**Set problem:** Find the word "matplotlib" in the listing; pull out each line holding it.
• • • • • • •
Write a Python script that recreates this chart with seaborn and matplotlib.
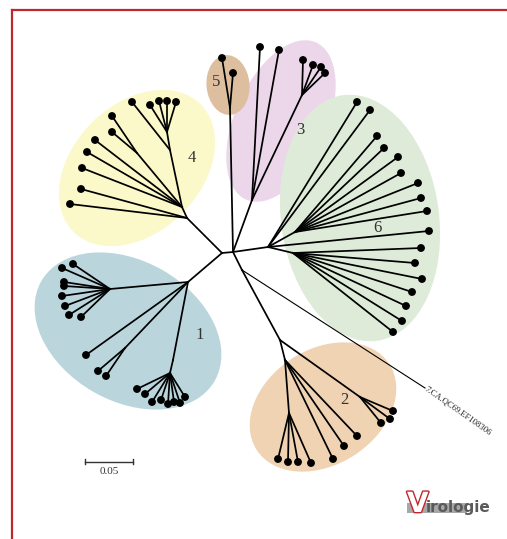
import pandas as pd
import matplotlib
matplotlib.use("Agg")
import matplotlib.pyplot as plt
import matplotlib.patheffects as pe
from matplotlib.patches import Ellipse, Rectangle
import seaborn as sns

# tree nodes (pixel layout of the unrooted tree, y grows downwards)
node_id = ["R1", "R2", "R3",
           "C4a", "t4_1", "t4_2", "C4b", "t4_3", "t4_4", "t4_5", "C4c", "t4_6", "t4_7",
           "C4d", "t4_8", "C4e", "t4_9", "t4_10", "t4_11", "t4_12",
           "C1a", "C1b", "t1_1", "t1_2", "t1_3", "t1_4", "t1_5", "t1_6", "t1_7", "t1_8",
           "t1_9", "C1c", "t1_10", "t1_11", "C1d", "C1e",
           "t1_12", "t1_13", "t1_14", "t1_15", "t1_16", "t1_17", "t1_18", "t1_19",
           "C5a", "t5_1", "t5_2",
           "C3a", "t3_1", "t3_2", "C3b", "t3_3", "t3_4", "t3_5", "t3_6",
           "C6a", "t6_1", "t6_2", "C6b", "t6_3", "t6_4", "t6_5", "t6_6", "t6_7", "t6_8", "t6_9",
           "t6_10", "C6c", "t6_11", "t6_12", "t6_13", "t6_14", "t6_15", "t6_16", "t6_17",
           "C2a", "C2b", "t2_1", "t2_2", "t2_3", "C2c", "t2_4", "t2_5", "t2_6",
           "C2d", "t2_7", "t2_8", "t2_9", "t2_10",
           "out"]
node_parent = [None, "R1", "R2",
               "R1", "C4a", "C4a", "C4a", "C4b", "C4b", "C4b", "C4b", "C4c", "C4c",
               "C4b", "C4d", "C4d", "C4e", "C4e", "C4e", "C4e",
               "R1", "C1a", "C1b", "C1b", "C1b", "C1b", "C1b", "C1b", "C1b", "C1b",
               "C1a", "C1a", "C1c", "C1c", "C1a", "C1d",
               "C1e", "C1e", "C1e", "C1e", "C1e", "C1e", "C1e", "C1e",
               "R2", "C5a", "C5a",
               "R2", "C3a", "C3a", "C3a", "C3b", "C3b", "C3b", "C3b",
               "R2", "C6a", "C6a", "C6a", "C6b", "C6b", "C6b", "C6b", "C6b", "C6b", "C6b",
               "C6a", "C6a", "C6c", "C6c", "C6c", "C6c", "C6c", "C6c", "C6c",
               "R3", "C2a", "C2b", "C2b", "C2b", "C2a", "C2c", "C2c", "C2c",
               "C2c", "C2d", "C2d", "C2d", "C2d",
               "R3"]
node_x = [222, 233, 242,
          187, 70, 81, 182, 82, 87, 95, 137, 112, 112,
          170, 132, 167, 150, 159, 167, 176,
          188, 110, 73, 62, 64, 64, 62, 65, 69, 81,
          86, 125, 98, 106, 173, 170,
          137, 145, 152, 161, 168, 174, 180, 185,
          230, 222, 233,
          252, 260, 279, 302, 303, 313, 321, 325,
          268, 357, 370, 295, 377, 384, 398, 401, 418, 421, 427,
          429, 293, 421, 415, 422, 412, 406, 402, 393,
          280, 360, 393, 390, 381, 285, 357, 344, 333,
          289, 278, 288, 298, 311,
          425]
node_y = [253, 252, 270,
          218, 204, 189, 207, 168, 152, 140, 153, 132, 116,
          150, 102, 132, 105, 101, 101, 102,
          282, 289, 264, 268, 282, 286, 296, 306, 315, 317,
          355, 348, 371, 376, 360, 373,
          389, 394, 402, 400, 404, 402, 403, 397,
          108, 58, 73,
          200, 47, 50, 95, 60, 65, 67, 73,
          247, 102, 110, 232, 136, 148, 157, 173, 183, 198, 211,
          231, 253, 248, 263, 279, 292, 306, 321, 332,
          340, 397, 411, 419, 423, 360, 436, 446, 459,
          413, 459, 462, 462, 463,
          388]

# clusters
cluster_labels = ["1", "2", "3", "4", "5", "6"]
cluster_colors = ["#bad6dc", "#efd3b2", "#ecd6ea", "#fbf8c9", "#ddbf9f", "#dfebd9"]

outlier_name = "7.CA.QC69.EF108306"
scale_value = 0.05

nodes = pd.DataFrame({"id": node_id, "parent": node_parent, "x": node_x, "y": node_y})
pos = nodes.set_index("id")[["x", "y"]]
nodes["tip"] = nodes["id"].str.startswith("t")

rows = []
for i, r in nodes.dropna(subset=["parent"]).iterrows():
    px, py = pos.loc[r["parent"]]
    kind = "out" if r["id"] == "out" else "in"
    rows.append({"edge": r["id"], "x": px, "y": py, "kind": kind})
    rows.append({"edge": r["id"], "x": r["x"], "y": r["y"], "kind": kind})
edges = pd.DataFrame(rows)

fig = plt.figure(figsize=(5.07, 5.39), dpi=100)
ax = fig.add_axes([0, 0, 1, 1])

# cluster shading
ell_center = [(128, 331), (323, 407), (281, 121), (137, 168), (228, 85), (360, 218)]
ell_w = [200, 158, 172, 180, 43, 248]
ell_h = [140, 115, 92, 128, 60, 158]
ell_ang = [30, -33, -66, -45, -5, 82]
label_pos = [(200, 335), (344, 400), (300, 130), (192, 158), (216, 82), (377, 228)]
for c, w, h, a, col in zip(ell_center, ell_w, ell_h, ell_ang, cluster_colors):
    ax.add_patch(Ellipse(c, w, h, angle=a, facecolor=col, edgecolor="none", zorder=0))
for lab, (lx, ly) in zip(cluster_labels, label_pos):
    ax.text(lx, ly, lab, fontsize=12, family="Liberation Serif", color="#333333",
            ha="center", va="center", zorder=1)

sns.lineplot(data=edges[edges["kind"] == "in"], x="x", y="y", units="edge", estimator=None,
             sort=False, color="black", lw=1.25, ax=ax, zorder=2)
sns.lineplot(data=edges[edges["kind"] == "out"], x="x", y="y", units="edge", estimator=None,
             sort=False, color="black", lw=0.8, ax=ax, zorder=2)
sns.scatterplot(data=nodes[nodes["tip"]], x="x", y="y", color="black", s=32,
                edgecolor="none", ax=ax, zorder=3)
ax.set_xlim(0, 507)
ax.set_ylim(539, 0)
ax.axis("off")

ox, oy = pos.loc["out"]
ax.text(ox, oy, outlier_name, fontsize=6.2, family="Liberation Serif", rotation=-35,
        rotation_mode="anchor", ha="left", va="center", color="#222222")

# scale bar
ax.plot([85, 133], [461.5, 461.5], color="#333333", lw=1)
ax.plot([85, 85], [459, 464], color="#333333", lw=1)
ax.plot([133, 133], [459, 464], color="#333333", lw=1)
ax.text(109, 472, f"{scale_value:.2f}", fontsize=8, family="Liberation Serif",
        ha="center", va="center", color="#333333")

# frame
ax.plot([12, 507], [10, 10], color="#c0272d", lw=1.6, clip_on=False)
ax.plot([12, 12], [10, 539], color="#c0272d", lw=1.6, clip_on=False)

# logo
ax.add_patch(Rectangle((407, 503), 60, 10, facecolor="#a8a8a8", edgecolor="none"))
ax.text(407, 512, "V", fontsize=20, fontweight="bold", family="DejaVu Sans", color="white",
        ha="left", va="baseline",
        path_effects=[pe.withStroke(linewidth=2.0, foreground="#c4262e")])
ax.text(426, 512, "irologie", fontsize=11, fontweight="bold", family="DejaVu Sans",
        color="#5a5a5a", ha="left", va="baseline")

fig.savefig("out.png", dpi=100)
• • • • • • •
**Final answer:**
Write a Python script that recreates this chart with seaborn and matplotlib.
import matplotlib
matplotlib.use("Agg")
import matplotlib.pyplot as plt
import matplotlib.patheffects as pe
from matplotlib.patches import Ellipse, Rectangle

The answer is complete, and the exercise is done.